A proposta governista faz frente a outro projeto, de iniciativa da oposição, que busca enquadrar as facções criminosas como organizações terroristas. Esse projeto é de autoria do deputado Danilo Forte (União Brasil-CE) e, para se ter uma ideia do nível de mobilização em torno do tema, terá a relatoria do secretário de Segurança Pública de São Paulo, Guilherme Derrite (PP), que é deputado federal licenciado e deverá reassumir o mandato na Câmara só para dar o tom do debate – e, claro, surfar na oportunidade.
Quem sai na frente
O projeto da oposição está com tramitação mais adiantada que o do governo. O deputado Paulo Azi (União Brasil-BA), presidente da CCJ (Comissão de Constituição e Justiça), pôs o texto como primeiro item da pauta da reunião desta terça-feira, 4. Se for aprovado na CCJ, o projeto poderá seguir para o plenário.
O governo Lula vê essa proposta da oposição com preocupação. Especialmente num momento em que os Estados Unidos ensaiam manobras militares para combater o narcotráfico na Venezuela de Nicolás Maduro, o Planalto argumenta que reconhecer legalmente as facções criminosas como organizações terroristas pode dar margem a uma possível ação estrangeira em território nacional.
Na semana passada, a ministra Gleisi Hoffmann (Relações Institucionais) procurou o presidente da Câmara, Hugo Motta (Republicanos-PB), para manifestar a contrariedade do governo com o projeto da oposição. Motta não respondeu. Os governistas alegam que o discurso oposicionista embute o desejo de uma intervenção internacional no combate ao crime no Brasil.
O papel de Motta
O “PL Antifacção” enviado por Lula na semana passada ao Congresso está, literalmente, na dependência de uma canetada de Motta. O governo pediu que a tramitação se dê em regime de urgência, mas o presidente da Câmara não havia sinalizado, até esta segunda, 3, se atenderia.
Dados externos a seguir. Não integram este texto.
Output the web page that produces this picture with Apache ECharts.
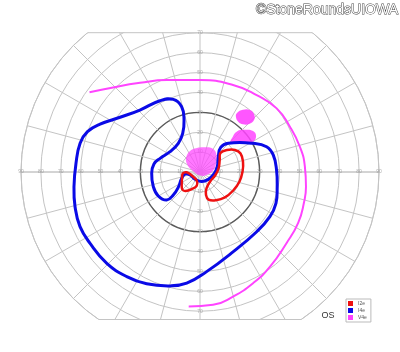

Também nesta segunda, líderes governistas reclamaram do antagonismo que será criado com a tramitação paralela dos dois projetos. Eles diziam que Motta, ao tentar se equilibrar entre um texto e outro, contribui para a polarização em vez de trabalhar por uma solução para os problemas da segurança pública.
A terceira proposta que divide opiniões no Congresso é mais antiga, e também tem origem no governo. É a chamada “PEC da Segurança”, que estabelece um modelo integrado de atuação das forças de segurança estaduais e federais. Governadores de oposição, com o goiano Ronaldo Caiado (União Brasil) à frente, reclamam. Eles entendem que esse redesenho do sistema subordinaria as polícias dos estados ao governo federal.
O relator da PEC, Mendonça Filho (União Brasil-PE), disse nesta segunda em audiência na Câmara que não concorda com o espírito do texto. Para ele, a mudança fere uma cláusula pétrea da Constituição. “Vivemos em uma federação, e o federalismo é uma cláusula pétrea. (…) Mexer nisso é absolutamente inconstitucional”, afirmou o parlamentar de oposição.
O cenário é de beligerância também em Brasília. A gincana política em torno da pauta da segurança está apenas no começo.